Perfectly natural process: Co-authors Karen Pickering and Jane Bennett’s book About Bloody Time is about changing attitudes on menstruation. Photo: CAROL SAFFER

FEMINIST author Karen Pickering and Australia’s most renowned menstrual educator Jane Bennett launched their co-authored book About Bloody Time: the menstrual revolution we have to have in Ballarat last week.

About Bloody Time explores women’s experiences of menstruation from puberty to menopause and examines the menstrual taboo from all perspectives.

Victorian Women’s Trust, advocators for the rights of women and girls, commissioned the co-authors to write the book after conducting an international survey of almost 3500 women on menstrual health.

“Menstruation and menopause is an intrinsic part of our health and wellbeing, however the way periods are shrouded in secrecy and shame is anything but healthy,” Mary Crooks AO, Executive Director at Victorian Women’s Trust said.

“This has enormous implications for women and girls, if women are to achieve full gender equality, dismantling this taboo is one of the last frontiers to be addressed,” she said.

Ms Pickering said she and Ms Bennett drilled down and analysed the survey data while doing research on menstrual taboo to form the book’s argument to dismantle it.

Around half the population is carrying shame, anxiety, confusion and sometimes trauma around their own body’s reproductive function.

The negativity that girls and women feel about menstruation and menopause doesn’t necessarily lessen over the course of their lives.

“You might get your period between the age of 10 and 15 and you have it for four decades,” Ms Pickering said. “We have to ask the question, how much is what women and girls carry in terms of self-reproach and unnecessary anxiety holding them back” she said.

“How is it effecting their relationships with other people and their ability to work and flourish?

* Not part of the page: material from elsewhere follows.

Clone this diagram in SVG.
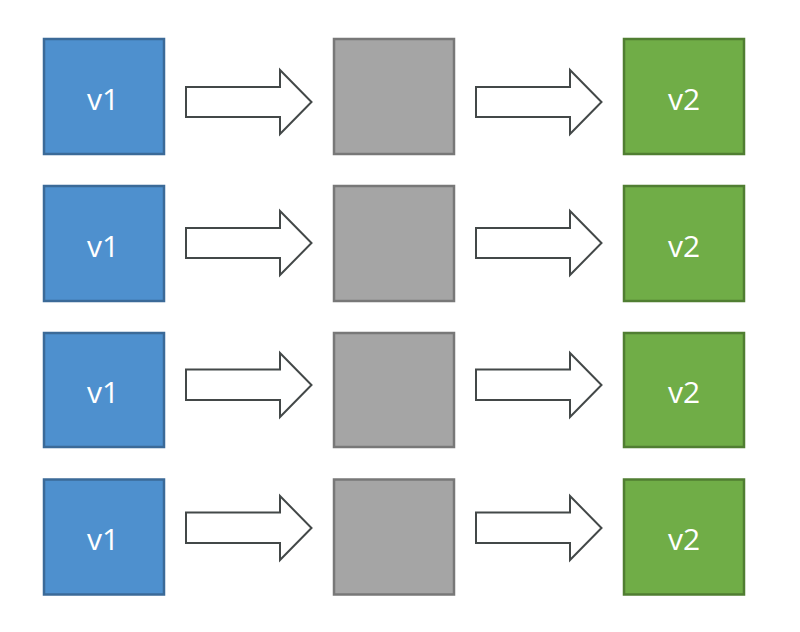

I think we are long overdue for an open and productive conversation about this in public and we need to get over the reluctance that men, women, boys and girls have to talk about it.”

The book sets out how understand the off limits attitude towards menstruation better, why the mindset has existed for so long and where has it come from.

About Bloody Time puts forward the case that menstruation can be actually empowering for women and girls.

“A resource like About Bloody Time is long overdue,” co-author Ms Bennett said. “It is our hope that it becomes a staple of schools, libraries and households all over the country so that girls and women are no longer confused or ashamed by the incredible things that their bodies can do,” she said.